When on my lunch break, I went to my Costa for my usual americano. I was second in the queue behind a man, who had already ordered and was waiting for his drink. Whilst the barista was making my drink, I spotted some flapjacks by the till point. I went to pick up one of the flapjacks to see how much it was, and the man standing in front of me said, ‘Ooo they’re fattening. They’ll ruin your figure.’ I was completely taken aback. The worst part about this was that he himself was overweight! He had a beer belly that was practically resting on the Costa counter. Had I not been working, I would have pointed this out to him. Instead, I asked him to not make such comments to me and I purchased the flapjack to prove a point. The reason this annoyed me so much is because even though we were strangers, he felt it was his right to point out what I, as a woman, should and should not be eating! (I just know that if I was a man he wouldn’t have made the comment!) In making the comment he had also clearly checked out my figure, and seen it as his responsibility to make sure I maintained it.
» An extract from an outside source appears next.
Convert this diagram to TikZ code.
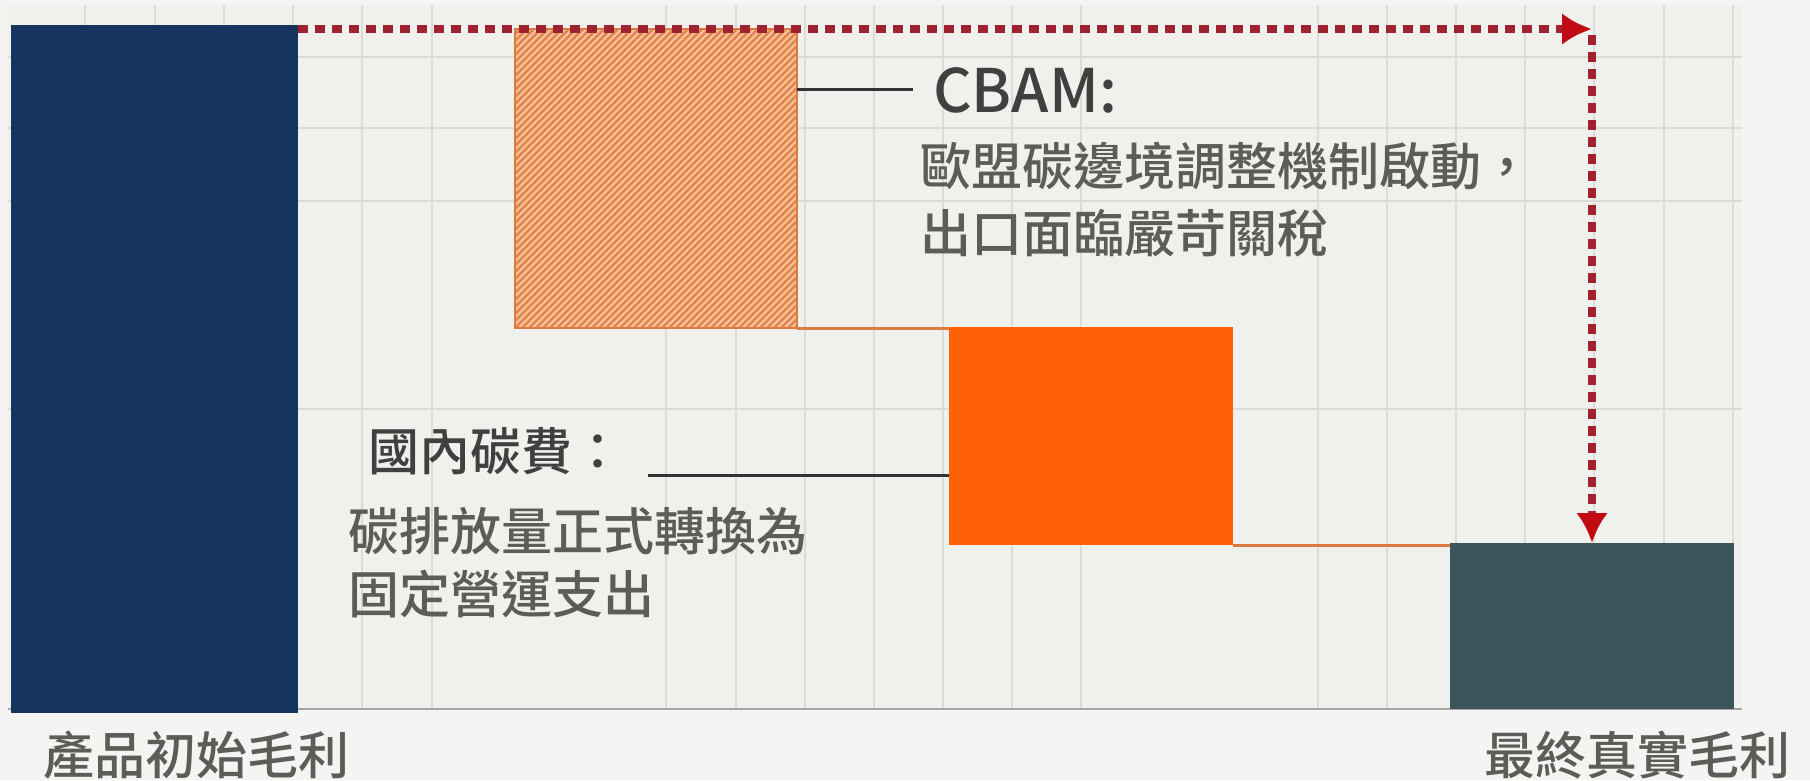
\documentclass[tikz,border=0pt]{standalone}
\usepackage{fontspec}
\setmainfont{Noto Sans CJK TC}[UprightFont=* Medium,BoldFont=* Bold]
\usetikzlibrary{arrows.meta}
\definecolor{pagebg}{HTML}{F4F4F3}
\definecolor{gridbg}{HTML}{F0F0EC}
\definecolor{gridline}{HTML}{DCDCD7}
\definecolor{navy}{HTML}{15355F}
\definecolor{hatchlight}{HTML}{F7C7A2}
\definecolor{hatchdark}{HTML}{E2854F}
\definecolor{hatchedge}{HTML}{DC7A42}
\definecolor{carbon}{HTML}{FF6206}
\definecolor{slate}{HTML}{3D545B}
\definecolor{dotred}{HTML}{9E2230}
\definecolor{tipred}{HTML}{C00A14}
\definecolor{textgray}{HTML}{5C5C58}
\definecolor{labelgray}{HTML}{404040}

\begin{document}
\begin{tikzpicture}[x=1pt,y=-1pt,
    bar/.style={rectangle,anchor=north west,inner sep=0pt,outer sep=0pt},
    bodytext/.style={anchor=base west,inner sep=0pt,text=textgray,font=\fontsize{51}{60}\selectfont},
    leader/.style={draw=black!80,line width=3pt},
    link/.style={draw=hatchedge,line width=3pt},
    flow/.style={draw=dotred,line width=8pt,dash pattern=on 10pt off 7pt,-{Latex[length=30pt,width=32pt,color=tipred]}}]
  \path[use as bounding box,fill=pagebg] (0,0) rectangle (1810,780);
  % grid paper
  \fill[gridbg] (8,5) rectangle (1742,709);
  \foreach \gx in {85,155,224,293,362,432,666,736,805,874,943,1012,1081,1318,1387,1456,1525,1594,1664,1733}
    \draw[gridline,line width=2pt] (\gx,5) -- (\gx,709);
  \foreach \gy in {57,128,201,409}
    \draw[gridline,line width=2pt] (8,\gy) -- (1742,\gy);
  \draw[black!35,line width=2pt] (8,709) -- (1742,709);
  % bars
  \node[bar,fill=navy,minimum width=287pt,minimum height=688pt] (init) at (11,25) {};
  \node[bar,fill=hatchlight,draw=hatchedge,line width=2.5pt,minimum width=282pt,minimum height=299pt,
    path picture={\foreach \k in {-301,-294,...,288}
      \draw[hatchdark,line width=2.6pt] ([xshift=\k pt]path picture bounding box.south west) -- ++(300,-300);}] (cbam) at (515,29) {};
  \node[bar,fill=carbon,minimum width=284pt,minimum height=218pt] (fee) at (949,327) {};
  \node[bar,fill=slate,minimum width=284pt,minimum height=166pt] (final) at (1450,543) {};
  \draw[link] (cbam.south east) -- (cbam.south east -| fee.west);
  \draw[link] (fee.south east) -- (fee.south east -| final.west);
  % dotted drop
  \coordinate (corner) at (final.north |- 0,29);
  \draw[flow] ([yshift=-4pt]init.north east) -- (corner);
  \draw[flow] ([yshift=-6pt]corner) -- (final.north);
  % labels
  \node[anchor=base west,inner sep=0pt,text=labelgray,font=\fontsize{60}{70}\selectfont] (cbamlabel) at (933,112) {CBAM:};
  \draw[leader] (cbamlabel.west -| cbam.east) -- ([xshift=-20pt]cbamlabel.west);
  \node[bodytext] (cbamline1) at (920,185) {歐盟碳邊境調整機制啟動，};
  \node[bodytext] (cbamline2) at (920,252) {出口面臨嚴苛關稅};
  \node[bodytext,text=labelgray] (domlabel) at (368,470) {國內碳費：};
  \coordinate (domtip) at ([xshift=25pt,yshift=-5pt]domlabel.base east);
  \draw[leader] (domtip) -- (domtip -| fee.west);
  \node[bodytext] (domline1) at (348,550) {碳排放量正式轉換為};
  \node[bodytext] (domline2) at (348,613) {固定營運支出};
  \node[bodytext] (initlabel) at (43,774) {產品初始毛利};
  \node[bodytext,anchor=base east] (finallabel) at (1791,774) {最終真實毛利};
\end{tikzpicture}
\end{document}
Like it’s his business! I didn’t check out his beer belly and say, ‘you better have skimmed milk in that mate. Try the salad.’ He didn’t look too pleased when I corrected him either. I really wish I’d have told him I was eating out at Nando’s that evening!

Grace

I am currently doing a project on Catcalling for the final year of my BA degree that is greatly inspired by the work of Everyday Feminism, Hollaback and similar sites. As I walked out of my university building after a productive meeting with lecturers and tutors on the direction of my work, a man smoking outside of the doors startled me by shouting “Hey Sexy” then proceeded to follow me around the corner to where my bike was parked in a gated lot. I stood at the gate with two choices, either open and risk him following me into the dark corner where no one would be able to help if he followed me in, or to turn around and confront him. I chose the latter and asked him why he felt inclined to follow me and if he studied at the university, to which he replied – ‘not really’ as he relentlessly asked for my number and for me to go out with him. I gave him my number and said that I’d love to get in touch with him and have an interview on why he thought it was acceptable to refer to me as sexy and follow me into a dark alley. He took my number and said ‘I’m going to call you and make sure you didn’t give me a fake number’, (this part of our conversation has really stuck with me as I always wonder what he would have done had I changed the number) so he called and insisted on small talk until I said I had to leave. Disgruntled, he wandered off to finish his cigarette so I was finally able to retrieve my bike, as I walked out back into the alley to join the road he had hid behind a pillar and jumped out in an effort to startle me once again as I walked past. This time I took no chances and jumped straight on my bike and have never cycled so fast in my life. In reflection the situation seems ironic considering my efforts to tackle Catcalling, however the most striking observation I have made both in my personal and academic experiences is that their are no two situations that are the same and it is so hard to produce a response when you genuinely fear for your safety. So the idea that women either enjoy being catcalled or are unaffected by it is reinforced once again in this vicious cycle. There was a point while we were speaking that I almost felt guilty for being so standoffish with him however I know that is because this world has taught me to constantly stroke the masculine ego and be the subject of their dominating gaze, this was another physical reminder that the world is built by men, for men.

Eleanor

Today I was walking the dog and and I stopped to pick up his poo. A man that looked 50-something walked passed me and said “Ran out of bags there, honey?” It made me feel really uncomfortable and I’m 14.